Let's face it: An election campaign for governor in a state of 29 million people is no milquetoast debating society outing. One way to reach that many people with a pointed, undiluted message is via television advertising--not ordinarily the most subtle of instruments. And, with so much at stake, it would be naive to expect even two respected politicians such as Atty. Gen. John K. Van de Kamp and former San Francisco Mayor Dianne Feinstein to spurn the opportunity to score points through commercials that attack a foe's record.

"Negative" advertising can be effective, even ads that distort records or positions on issues. Still, no candidate can count on winning with TV spots alone. A big-impact ad can cause a quick blip in opinion polls, but the advantage is usually transitory: As the most recent Times Poll shows, Feinstein's dramatic 19-point lead, which most analysts attributed to an effective TV commercial, dipped from 19 points to 11 in the wake of Van de Kamp's advertising counterattack.

But just why voters vote the way they do on Election Day is a complex and little-understood process involving much more than commercials. Eleven weeks remain until California Democrats choose, in the June 5 primary, either Van de Kamp or Feinstein as their nominee. That provides plenty of time for a discussion of the major issues facing California.

In the meantime, voters might as well be wary of all campaign ads, since they tend to provide just one, necessarily simplistic side of a story. They should similarly be skeptical of opponents' countercharges. If Van de Kamp accuses Feinstein of leaving San Francisco in a fiscal mess, The Times and others will examine the record to see if that's so.

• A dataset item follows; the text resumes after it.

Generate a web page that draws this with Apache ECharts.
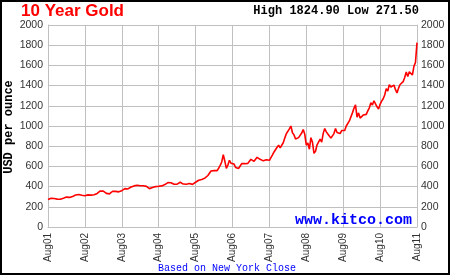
<!DOCTYPE html>
<html>
<head>
<meta charset="utf-8">
<script src="https://cdn.jsdelivr.net/npm/echarts@6/dist/echarts.min.js"></script>
<style>
  html, body { margin: 0; padding: 0; background: #fff; }
  #main { width: 450px; height: 275px; }
</style>
</head>
<body>
<div id="main"></div>
<script>
// gold price, two readings per month starting Aug 2001 (x = months since Aug01)
var prices = [
  272, 276, 285, 292, 282, 279, 276, 274, 275, 278,               // Aug01 - Dec01
  285, 282, 296, 296, 293, 302, 303, 308, 316, 326, 322, 318,     // Jan02 - Jun02
  315, 305, 310, 312, 318, 323, 316, 317, 320, 318, 332, 347,     // Jul02 - Dec02
  357, 368, 355, 348, 333, 335, 328, 338, 354, 361, 353, 346,     // Jan03 - Jun03
  348, 354, 360, 375, 380, 385, 377, 386, 396, 398, 407, 416,     // Jul03 - Dec03
  413, 400, 408, 396, 408, 426, 402, 388, 380, 393, 390, 395,     // Jan04 - Jun04
  400, 391, 403, 408, 407, 415, 420, 428, 440, 453, 438, 438,     // Jul04 - Dec04
  423, 422, 424, 435, 443, 428, 425, 435, 423, 417, 430, 437,     // Jan05 - Jun05
  422, 429, 443, 433, 463, 473, 470, 470, 484, 495, 510, 513,     // Jul05 - Dec05
  555, 569, 558, 556, 558, 582, 610, 644, 715, 653, 580, 613,     // Jan06 - Jun06
  660, 632, 622, 623, 590, 599, 580, 604, 628, 646, 627, 632,     // Jul06 - Dec06
  630, 650, 670, 665, 650, 662, 690, 679, 670, 659, 655, 650,     // Jan07 - Jun07
  666, 665, 660, 673, 714, 743, 760, 789, 810, 783, 800, 834,     // Jul07 - Dec07
  880, 923, 920, 971, 1000, 933, 912, 871, 880, 885, 880, 930,    // Jan08 - Jun08
  965, 918, 810, 833, 770, 884, 840, 730, 750, 814, 830, 869,     // Jul08 - Dec08
  840, 927, 975, 942, 920, 916, 880, 883, 925, 975, 935, 934,     // Jan09 - Jun09
  925, 955, 945, 955, 1000, 1000, 1050, 1040, 1130, 1175, 1210, 1087, // Jul09 - Dec09
  1130, 1078, 1090, 1108, 1120, 1115, 1150, 1180, 1230, 1207, 1250, 1244, // Jan10 - Jun10
  1190, 1169, 1215, 1246, 1270, 1307, 1370, 1346, 1410, 1386, 1380, 1405, // Jul10 - Dec10
  1360, 1327, 1375, 1411, 1420, 1439, 1480, 1535, 1490, 1536, 1530, 1505, // Jan11 - Jun11
  1590, 1628, 1825                                                // Jul11 - Aug11
];
var yearLabels = ['Aug01', 'Aug02', 'Aug03', 'Aug04', 'Aug05', 'Aug06',
                  'Aug07', 'Aug08', 'Aug09', 'Aug10', 'Aug11'];

var points = prices.map(function (p, i) { return [i / 2, p]; });

var myChart = echarts.init(document.getElementById('main'));

var axisText = {
  color: '#333', fontFamily: 'Liberation Sans', fontSize: 10.5,
  formatter: function (v) { return String(v); }
};
var gridLine = { show: true, lineStyle: { color: '#c0c0c0', width: 1 } };

var option = {
  backgroundColor: '#fff',
  animation: false,
  grid: { left: 48, right: 33, top: 25, bottom: 48 },
  xAxis: {
    type: 'value',
    min: 0,
    max: 120,
    interval: 12,
    axisLine: { show: true, lineStyle: { color: '#c0c0c0' } },
    axisTick: { show: false },
    splitLine: gridLine,
    axisLabel: {
      color: '#333', fontFamily: 'Liberation Sans', fontSize: 10,
      rotate: 90, margin: 6,
      formatter: function (v) { return yearLabels[Math.round(v / 12)]; }
    }
  },
  yAxis: [{
    type: 'value',
    min: 0, max: 2000, interval: 200,
    axisLine: { show: true, lineStyle: { color: '#c0c0c0' } },
    axisTick: { show: false },
    splitLine: gridLine,
    axisLabel: Object.assign({ margin: 5 }, axisText)
  }, {
    type: 'value',
    position: 'right',
    min: 0, max: 2000, interval: 200,
    axisLine: { show: true, lineStyle: { color: '#c0c0c0' } },
    axisTick: { show: false },
    splitLine: { show: false },
    axisLabel: Object.assign({ margin: 4 }, axisText)
  }],
  series: [{
    type: 'line',
    data: points,
    showSymbol: false,
    lineStyle: { color: '#ff0000', width: 1.6 },
    z: 3
  }],
  graphic: [
    { type: 'rect', shape: { x: 1, y: 1, width: 448, height: 273 },
      style: { fill: 'none', stroke: '#000', lineWidth: 2 } },
    { type: 'text', left: 21, top: 3,
      style: { text: '10 Year Gold', fill: '#ff0000', font: 'bold 17px "Liberation Sans"' } },
    { type: 'text', right: 31, top: 5,
      style: { text: 'High 1824.90 Low 271.50', fill: '#000', font: 'bold 12px "Liberation Mono"' } },
    { type: 'text', left: 295, top: 213, z: 10,
      style: { text: 'www.kitco.com', fill: '#0000ff', font: 'bold 15px "Liberation Mono"' } },
    { type: 'text', left: 158, top: 263,
      style: { text: 'Based on New York Close', fill: '#0000ff', font: '10px "Liberation Mono"' } },
    { type: 'text', x: 9, y: 127, rotation: Math.PI / 2,
      style: { text: 'USD per ounce', fill: '#000', font: 'bold 12px "Liberation Mono"',
               align: 'center', verticalAlign: 'middle' } }
  ]
};

myChart.setOption(option);
</script>
</body>
</html>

Sure, a candidate's efforts to portray an opponent's record in the worst possible light is standard electioneering fare. But that's not the same thing as Feinstein's counterpunching attempt to portray Van De Kamp's attack on her record as reminiscent of Richard Nixon's smearing of Helen Gahagan Douglas 40 years ago. That's a bit much.

For all the confusion and distortions thrown at voters in an election campaign, they often wind up making good decisions. This is why Feinstein and Van de Kamp would be mistaken to overlook any opportunity to demonstrate to California voters that they are experienced, intelligent candidates who do indeed have valid ideas about how the state should be run.